• **SHORT EXERCISE**: Repeat every line below exactly as it reads.

• **EXERCISE MATERIALS**:

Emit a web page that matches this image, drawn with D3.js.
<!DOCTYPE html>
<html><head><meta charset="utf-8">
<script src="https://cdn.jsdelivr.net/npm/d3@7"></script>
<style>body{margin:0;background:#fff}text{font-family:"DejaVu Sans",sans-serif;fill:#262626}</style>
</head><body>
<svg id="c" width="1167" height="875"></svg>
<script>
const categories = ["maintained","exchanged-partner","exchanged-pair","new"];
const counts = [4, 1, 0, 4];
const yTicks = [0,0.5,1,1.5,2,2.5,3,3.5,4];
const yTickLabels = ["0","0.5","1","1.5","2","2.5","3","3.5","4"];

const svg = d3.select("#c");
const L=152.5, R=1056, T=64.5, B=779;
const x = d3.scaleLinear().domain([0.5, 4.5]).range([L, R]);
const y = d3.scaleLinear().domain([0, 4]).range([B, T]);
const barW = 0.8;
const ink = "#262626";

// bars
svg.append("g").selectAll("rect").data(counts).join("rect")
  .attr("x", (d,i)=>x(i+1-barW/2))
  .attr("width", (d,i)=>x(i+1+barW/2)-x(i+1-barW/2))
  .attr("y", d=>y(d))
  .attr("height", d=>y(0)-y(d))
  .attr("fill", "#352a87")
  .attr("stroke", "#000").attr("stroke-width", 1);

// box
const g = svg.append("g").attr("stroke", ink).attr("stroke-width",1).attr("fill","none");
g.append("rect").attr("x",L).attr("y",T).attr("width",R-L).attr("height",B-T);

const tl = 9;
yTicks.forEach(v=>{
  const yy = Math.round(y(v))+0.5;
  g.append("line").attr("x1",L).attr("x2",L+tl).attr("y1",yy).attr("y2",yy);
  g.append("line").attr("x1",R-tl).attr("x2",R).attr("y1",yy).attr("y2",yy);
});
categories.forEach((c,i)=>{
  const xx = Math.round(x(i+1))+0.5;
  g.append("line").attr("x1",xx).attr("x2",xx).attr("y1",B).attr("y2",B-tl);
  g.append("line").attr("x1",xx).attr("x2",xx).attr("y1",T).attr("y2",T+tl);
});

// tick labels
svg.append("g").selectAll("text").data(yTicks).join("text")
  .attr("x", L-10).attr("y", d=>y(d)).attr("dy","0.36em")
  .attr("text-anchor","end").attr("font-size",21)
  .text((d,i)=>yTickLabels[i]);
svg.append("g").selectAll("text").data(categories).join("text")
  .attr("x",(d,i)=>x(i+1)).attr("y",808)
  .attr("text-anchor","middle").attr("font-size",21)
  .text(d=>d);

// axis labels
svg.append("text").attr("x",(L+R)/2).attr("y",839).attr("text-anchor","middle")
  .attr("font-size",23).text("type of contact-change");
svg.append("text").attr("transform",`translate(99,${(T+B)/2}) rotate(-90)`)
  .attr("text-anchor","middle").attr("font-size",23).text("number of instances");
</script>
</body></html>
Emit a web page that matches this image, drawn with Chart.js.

• **RESPONSE FOR THIS EXERCISE**:
Emit a web page that matches this image, drawn with D3.js.
<!DOCTYPE html>
<html><head><meta charset="utf-8">
<script src="https://cdn.jsdelivr.net/npm/d3@7"></script>
<style>body{margin:0;background:#fff}text{font-family:"DejaVu Sans",sans-serif;fill:#262626}</style>
</head><body>
<svg id="c" width="1167" height="875"></svg>
<script>
const categories = ["maintained","exchanged-partner","exchanged-pair","new"];
const counts = [4, 1, 0, 4];
const yTicks = [0,0.5,1,1.5,2,2.5,3,3.5,4];
const yTickLabels = ["0","0.5","1","1.5","2","2.5","3","3.5","4"];

const svg = d3.select("#c");
const L=152.5, R=1056, T=64.5, B=779;
const x = d3.scaleLinear().domain([0.5, 4.5]).range([L, R]);
const y = d3.scaleLinear().domain([0, 4]).range([B, T]);
const barW = 0.8;
const ink = "#262626";

// bars
svg.append("g").selectAll("rect").data(counts).join("rect")
  .attr("x", (d,i)=>x(i+1-barW/2))
  .attr("width", (d,i)=>x(i+1+barW/2)-x(i+1-barW/2))
  .attr("y", d=>y(d))
  .attr("height", d=>y(0)-y(d))
  .attr("fill", "#352a87")
  .attr("stroke", "#000").attr("stroke-width", 1);

// box
const g = svg.append("g").attr("stroke", ink).attr("stroke-width",1).attr("fill","none");
g.append("rect").attr("x",L).attr("y",T).attr("width",R-L).attr("height",B-T);

const tl = 9;
yTicks.forEach(v=>{
  const yy = Math.round(y(v))+0.5;
  g.append("line").attr("x1",L).attr("x2",L+tl).attr("y1",yy).attr("y2",yy);
  g.append("line").attr("x1",R-tl).attr("x2",R).attr("y1",yy).attr("y2",yy);
});
categories.forEach((c,i)=>{
  const xx = Math.round(x(i+1))+0.5;
  g.append("line").attr("x1",xx).attr("x2",xx).attr("y1",B).attr("y2",B-tl);
  g.append("line").attr("x1",xx).attr("x2",xx).attr("y1",T).attr("y2",T+tl);
});

// tick labels
svg.append("g").selectAll("text").data(yTicks).join("text")
  .attr("x", L-10).attr("y", d=>y(d)).attr("dy","0.36em")
  .attr("text-anchor","end").attr("font-size",21)
  .text((d,i)=>yTickLabels[i]);
svg.append("g").selectAll("text").data(categories).join("text")
  .attr("x",(d,i)=>x(i+1)).attr("y",808)
  .attr("text-anchor","middle").attr("font-size",21)
  .text(d=>d);

// axis labels
svg.append("text").attr("x",(L+R)/2).attr("y",839).attr("text-anchor","middle")
  .attr("font-size",23).text("type of contact-change");
svg.append("text").attr("transform",`translate(99,${(T+B)/2}) rotate(-90)`)
  .attr("text-anchor","middle").attr("font-size",23).text("number of instances");
</script>
</body></html>
Emit a web page that matches this image, drawn with Chart.js.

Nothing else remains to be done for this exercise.